When dealing with actual data we would usually know the numerical values of mu and sigma

squared.

The normal distribution frequently appears in nature, as well as in life, in various

shapes of forms.

For example, the size of a full-grown male lion follows a normal distribution.

Many records suggest that the average lion weight between 150 and 250 kilograms, or 330

to 550 pounds.

Of course, there exist specimen which fall outside of this range.

Lions weighing less than 150, or more than 250 kilograms tend to be the exception rather

than the rule.

Such individuals serve as outliers in our set and the more data we gather, the lower

part of the data they represent.

Now that you know what types of events follow a Normal distribution, let us examine some

of its distinct characteristics.

For starters, the graph of a Normal Distribution is bell-shaped.

Therefore, the majority of the data is centred around the mean.

Thus, values further away from the mean are less likely to occur.

Furthermore, we can see that the graph is symmetric with regards to the mean.

That suggests values equally far away in opposing directions, would still be equally likely.

Let’s go back to the lion example from earlier.

If the mean is 400, symmetry suggests a lion is equally likely to weigh 350 pounds and

450 pounds since both are 50 pounds away from that the mean.

Alright!

Instead of going through the complex algebraic simplifications in this lecture, we are simply

going to talk about the expected value and the variance.

The expected value for a Normal distribution equals its mean - “mu”, whereas its variance

“sigma” squared is usually given when we define the distribution.

However, if it isn’t, we can deduce it from the expected value.

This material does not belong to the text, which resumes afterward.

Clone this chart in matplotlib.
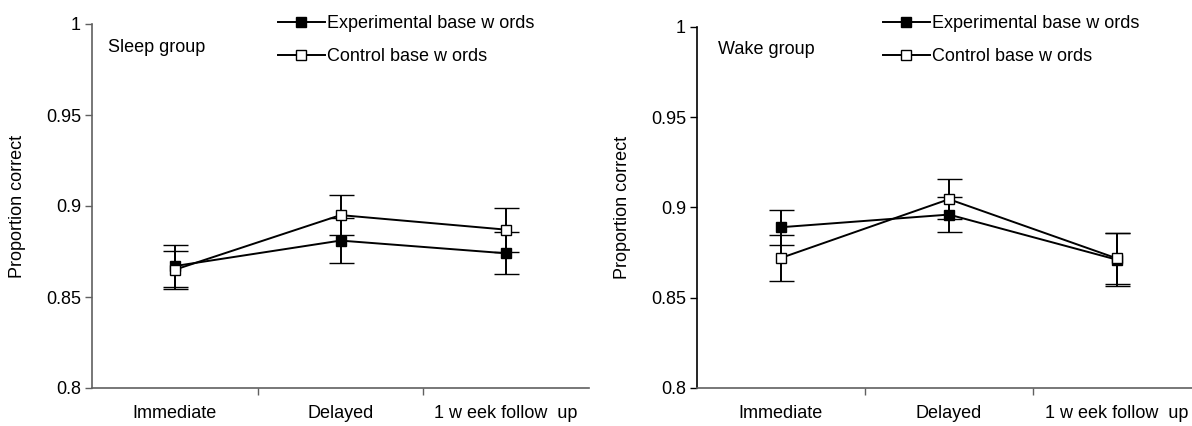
import matplotlib
matplotlib.use("Agg")
import matplotlib.pyplot as plt
from matplotlib.lines import Line2D

plt.rcParams['font.family'] = ['Liberation Sans', 'DejaVu Sans']

sessions = ["Immediate", "Delayed", "1 w eek follow  up"]
series_names = ["Experimental base w ords", "Control base w ords"]

# Sleep group: mean proportion correct and error (half-width)
sleep_exp = [0.867, 0.881, 0.874]
sleep_exp_err = [0.0115, 0.0125, 0.0115]
sleep_ctl = [0.865, 0.895, 0.887]
sleep_ctl_err = [0.0105, 0.011, 0.012]

# Wake group
wake_exp = [0.889, 0.896, 0.871]
wake_exp_err = [0.0098, 0.0099, 0.0148]
wake_ctl = [0.872, 0.9045, 0.8717]
wake_ctl_err = [0.0128, 0.011, 0.014]

W, H = 1192, 426
FS = 13
fig = plt.figure(figsize=(W / 100, H / 100), dpi=100)


def panel(rect, title, title_xy, legend_x, exp, exp_err, ctl, ctl_err,
          left_spine_color):
    ax = fig.add_axes(rect)
    x = list(range(1, len(sessions) + 1))
    common = dict(color="black", lw=1.4, elinewidth=1.4, capsize=9, capthick=1.4,
                  marker="s", markersize=7, markeredgecolor="black",
                  markeredgewidth=1.0)
    ax.errorbar(x, exp, yerr=exp_err, markerfacecolor="black", zorder=3, **common)
    ax.errorbar(x, ctl, yerr=ctl_err, markerfacecolor="white", zorder=4, **common)

    ax.set_xlim(0.5, 3.5)
    ax.set_ylim(0.8, 1.0)
    ax.set_yticks([0.8, 0.85, 0.9, 0.95, 1.0])
    ax.set_yticklabels(["0.8", "0.85", "0.9", "0.95", "1"])
    ax.set_xticks(x)
    ax.set_xticklabels(sessions)
    ax.set_xticks([1.5, 2.5], minor=True)
    ax.tick_params(axis="x", which="major", length=0, pad=12, labelsize=FS)
    ax.tick_params(axis="x", which="minor", length=5, width=1, color="#606060",
                   direction="out")
    ax.tick_params(axis="y", length=5, width=1, direction="out", labelsize=FS,
                   pad=3, color=left_spine_color)
    for s in ("top", "right"):
        ax.spines[s].set_visible(False)
    ax.spines["left"].set_color(left_spine_color)
    ax.spines["bottom"].set_color("#606060")
    ax.spines["left"].set_linewidth(1.2)
    ax.spines["bottom"].set_linewidth(1.2)
    ax.set_ylabel("Proportion correct", fontsize=FS, labelpad=14)

    ax.text(title_xy[0], title_xy[1], title, transform=fig.transFigure,
            fontsize=FS, ha="left", va="center")

    handles = [
        Line2D([], [], color="black", lw=1.4, marker="s", markersize=7,
               markerfacecolor="black", markeredgecolor="black"),
        Line2D([], [], color="black", lw=1.4, marker="s", markersize=7,
               markerfacecolor="white", markeredgecolor="black"),
    ]
    ax.legend(handles, series_names, loc="upper left",
              bbox_to_anchor=(legend_x / W, 1 - 15 / H),
              bbox_transform=fig.transFigure, frameon=False, fontsize=FS,
              handlelength=2.6, handletextpad=0.1, labelspacing=0.9,
              borderpad=0, borderaxespad=0)
    return ax


# left panel: y axis from 24 px to 388 px, x from 92 to 589
panel([92 / W, (H - 388) / H, 497 / W, 364 / H], "Sleep group",
      (108 / W, 1 - 48 / H), 278, sleep_exp, sleep_exp_err, sleep_ctl,
      sleep_ctl_err, "#606060")

# right panel: y axis from 26.7 px to 388 px, x from 697 to 1201 (runs off edge)
panel([697 / W, (H - 388) / H, 504 / W, 361.3 / H], "Wake group",
      (718 / W, 1 - 50 / H), 883, wake_exp, wake_exp_err, wake_ctl,
      wake_ctl_err, "black")

fig.savefig("out.png", dpi=100)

To do so we must apply the formula we showed earlier: “The variance of a variable is

equal to the expected value of the squared variable, minus the squared expected value

of the variable”.

Good job!

Another peculiarity of the Normal Distribution is the “68, 95, 99.7” law.

This law suggests that for any normally distributed event, 68% of all outcomes fall within 1 standard

deviation away from the mean, 95% fall within two standard deviations and 99.7 - within

3.

The last part really emphasises the fact that outliers are extremely rare in Normal distributions.

It also suggests how much we know about a dataset only if we have the information that

it is normally distributed!

Fantastic work, everyone!